> Given problem: Show each line of the data below that has the string "matplotlib" in it.
— begin Information supplied —
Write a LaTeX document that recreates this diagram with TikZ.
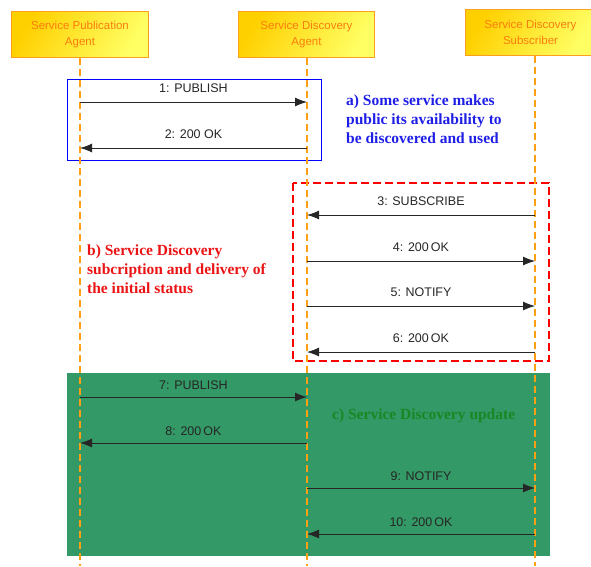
\documentclass[tikz,border=0pt]{standalone}
\usepackage{fontspec}
\setmainfont{Liberation Serif}
\setsansfont{Liberation Sans}
\usetikzlibrary{arrows.meta}
\definecolor{lifeor}{RGB}{255,160,20}
\definecolor{boxtxt}{RGB}{250,125,15}
\definecolor{boxborder}{RGB}{250,160,30}
\definecolor{gold1}{RGB}{255,208,0}
\definecolor{gold2}{RGB}{255,255,100}
\definecolor{greenfill}{RGB}{51,153,102}
\definecolor{greentxt}{RGB}{25,135,35}
\definecolor{bluetxt}{RGB}{30,30,230}
\definecolor{redtxt}{RGB}{235,20,20}
\tikzset{
  actor/.style={draw=boxborder, line width=1pt, left color=gold1, right color=gold2, shading angle=60,
    text=boxtxt, font=\sffamily\fontsize{11.5}{16}\selectfont, align=center, inner sep=0pt, anchor=north west},
  lifeline/.style={draw=lifeor, line width=2pt, dash pattern=on 7pt off 4pt},
  msg/.style={draw=black!85, line width=0.9pt, -{Latex[length=12pt,width=9pt]}},
  mlabel/.style={font=\sffamily\fontsize{12.5}{14}\selectfont, text=black!85, inner sep=0pt},
  note/.style={font=\bfseries\fontsize{15.5}{19}\selectfont, align=left, inner sep=0pt, anchor=north west}
}
\begin{document}
\begin{tikzpicture}[x=1pt,y=-1pt]
\useasboundingbox (0,0) rectangle (591,566);
% green region
\fill[greenfill] (67,373) rectangle (550,556);
% blue and red frames
\draw[blue, line width=1pt] (67,79) rectangle (321,160);
\draw[red, line width=2pt, dash pattern=on 8pt off 4pt] (293,183) rectangle (549,361);
% actors
\node[actor, minimum width=137pt, minimum height=46pt] (spa) at (11,11) {Service Publication\\Agent};
\node[actor, minimum width=136pt, minimum height=46pt] (sda) at (238,11) {Service Discovery\\Agent};
\node[actor, minimum width=130pt, minimum height=46pt] (sds) at (465,9) {Service Discovery\\Subscriber};
% lifeline ends
\coordinate (e1) at (80,566);
\coordinate (e2) at (307,566);
\coordinate (e3) at (535,566);
\draw[lifeline] (spa.south -| e1) -- (e1);
\draw[lifeline] (sda.south -| e2) -- (e2);
\draw[lifeline] (sds.south -| e3) -- (e3);
% message coordinates
\foreach \n/\y in {1/102,2/148,3/215,4/261,5/306,6/352,7/397,8/443,9/488,10/534}{
  \coordinate (a\n) at (80,\y);
  \coordinate (b\n) at (307,\y);
  \coordinate (c\n) at (535,\y);
}
\draw[msg] (a1) -- node[mlabel, above=9pt] (l1) {1: PUBLISH} (b1);
\draw[msg] (b2) -- node[mlabel, above=9pt] (l2) {2: 200 OK} (a2);
\draw[msg] (c3) -- node[mlabel, above=9pt] (l3) {3: SUBSCRIBE} (b3);
\draw[msg] (b4) -- node[mlabel, above=9pt] (l4) {4: 200\,OK} (c4);
\draw[msg] (b5) -- node[mlabel, above=9pt] (l5) {5: NOTIFY} (c5);
\draw[msg] (c6) -- node[mlabel, above=9pt] (l6) {6: 200\,OK} (b6);
\draw[msg] (a7) -- node[mlabel, above=7pt] (l7) {7: PUBLISH} (b7);
\draw[msg] (b8) -- node[mlabel, above=7pt] (l8) {8: 200\,OK} (a8);
\draw[msg] (b9) -- node[mlabel, above=7pt] (l9) {9: NOTIFY} (c9);
\draw[msg] (c10) -- node[mlabel, above=7pt] (l10) {10: 200\,OK} (b10);
% notes
\node[note, text=bluetxt] (na) at (346,95) {a) Some service makes\\public its availability to\\be discovered and used};
\node[note, text=redtxt] (nb) at (87,245) {b) Service Discovery\\subcription and delivery of\\the initial status};
\node[note, text=greentxt] (nc) at (332,409) {c) Service Discovery update};
\end{tikzpicture}
\end{document}
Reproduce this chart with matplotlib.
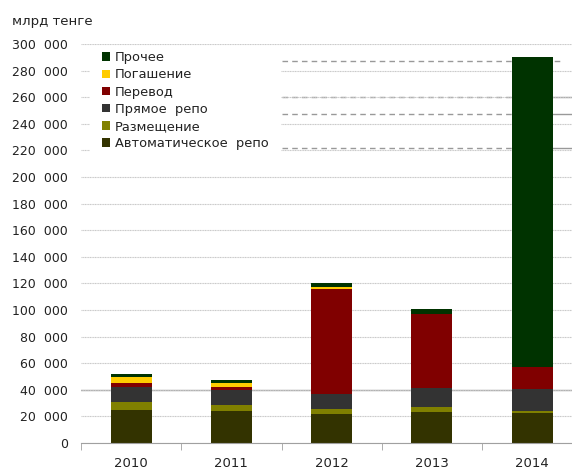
import matplotlib
matplotlib.use("Agg")
import matplotlib.pyplot as plt
from matplotlib.patches import Rectangle, Patch
import numpy as np

plt.rcParams['font.family'] = ['DejaVu Sans']

years = ['2010', '2011', '2012', '2013', '2014']
series = ['Автоматическое  репо', 'Размещение', 'Прямое  репо', 'Перевод', 'Погашение', 'Прочее']
colors = ['#333300', '#808000', '#333333', '#800000', '#ffcc00', '#003300']

auto_repo = [25000, 24000, 22000, 23300, 22300]
placement = [5800, 4800, 3800, 4000, 1700]
direct_repo = [11500, 10800, 11200, 14200, 16600]
transfer = [2500, 2700, 79000, 55500, 16500]
redemption = [4500, 3000, 1500, 0, 0]
other = [2800, 1800, 2700, 3700, 233300]
values = [auto_repo, placement, direct_repo, transfer, redemption, other]

yticks = list(range(0, 300001, 20000))
# leftover leader lines in the upper right part of the chart
leader_levels = [287000, 260000, 247300, 221800]

fig = plt.figure(figsize=(5.72, 4.69), dpi=100)
ax = fig.add_axes([81 / 572, 26 / 469, 491 / 572, 399 / 469])

x = np.arange(len(years))
bottom = np.zeros(len(years))
for vals, col, name in zip(values, colors, series):
    ax.bar(x, vals, width=0.41, bottom=bottom, color=col, label=name, zorder=3)
    bottom += np.array(vals)

ax.set_xlim(-0.5, -0.5 + 491 / 100.25)
ax.set_ylim(0, 300000)
ax.set_yticks(yticks)
ax.set_yticklabels(['0' if v == 0 else f"{v // 1000}  000" for v in yticks])
ax.set_xticks(x)
ax.set_xticklabels(years)
ax.set_xticks(np.arange(-0.5, 4, 1.0), minor=True)

ax.yaxis.grid(True, color='#c8c8c8', linestyle=(0, (1, 0.5)), linewidth=0.8, zorder=0)
ax.axhline(40000, color='#a0a0a0', linewidth=1.0, zorder=1)

for i, lvl in enumerate(leader_levels):
    ax.axhline(lvl, xmin=0.409, xmax=0.976 if i == 0 else 0.88, color='#999999',
               linewidth=1.0, linestyle=(0, (4, 3)), zorder=1)
    if i > 0:
        ax.axhline(lvl, xmin=0.95, xmax=1.0, color='#999999', linewidth=1.0, zorder=1)

for s in ['top', 'right', 'left']:
    ax.spines[s].set_visible(False)
ax.spines['bottom'].set_color('#a0a0a0')
ax.spines['bottom'].set_zorder(4)

ax.tick_params(axis='y', length=0, pad=9.5, labelsize=9, labelcolor='#222222')
ax.tick_params(axis='x', which='major', length=0, pad=10, labelsize=9.5, labelcolor='#222222')
ax.tick_params(axis='x', which='minor', length=5, color='#a0a0a0', direction='out')

# white box behind the legend hides the gridlines
ax.add_patch(Rectangle((0.018, 0.709), 0.389, 0.276, transform=ax.transAxes,
                       facecolor='white', edgecolor='none', zorder=2))

handles = [Patch(facecolor=c, edgecolor='none') for c in colors][::-1]
leg = ax.legend(handles, series[::-1], loc='upper left', bbox_to_anchor=(0.042, 0.982),
                frameon=False, fontsize=9.4, handlelength=0.62, handleheight=0.62,
                handletextpad=0.4, labelspacing=0.32, borderpad=0, borderaxespad=0)
leg.set_zorder(5)
for t in leg.get_texts():
    t.set_color('#222222')

fig.text(12 / 572, 1 - 21 / 469, 'млрд тенге', fontsize=9.5, color='#222222', va='center', ha='left')

fig.savefig('out.png', dpi=100)
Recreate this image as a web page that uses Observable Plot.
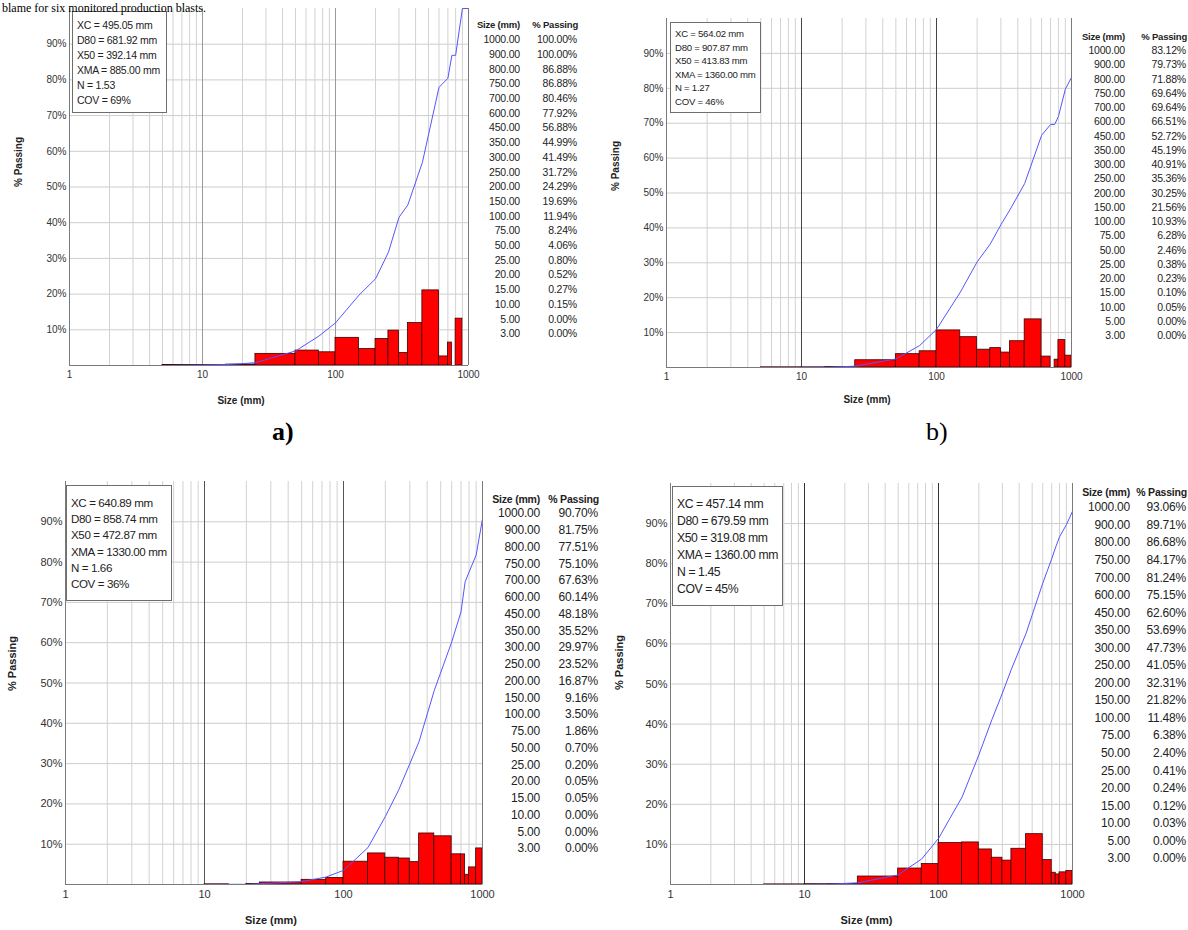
— end Information supplied —
> Answer for the task:
Reproduce this chart with matplotlib.
import matplotlib
matplotlib.use("Agg")
import matplotlib.pyplot as plt
from matplotlib.patches import Rectangle, Patch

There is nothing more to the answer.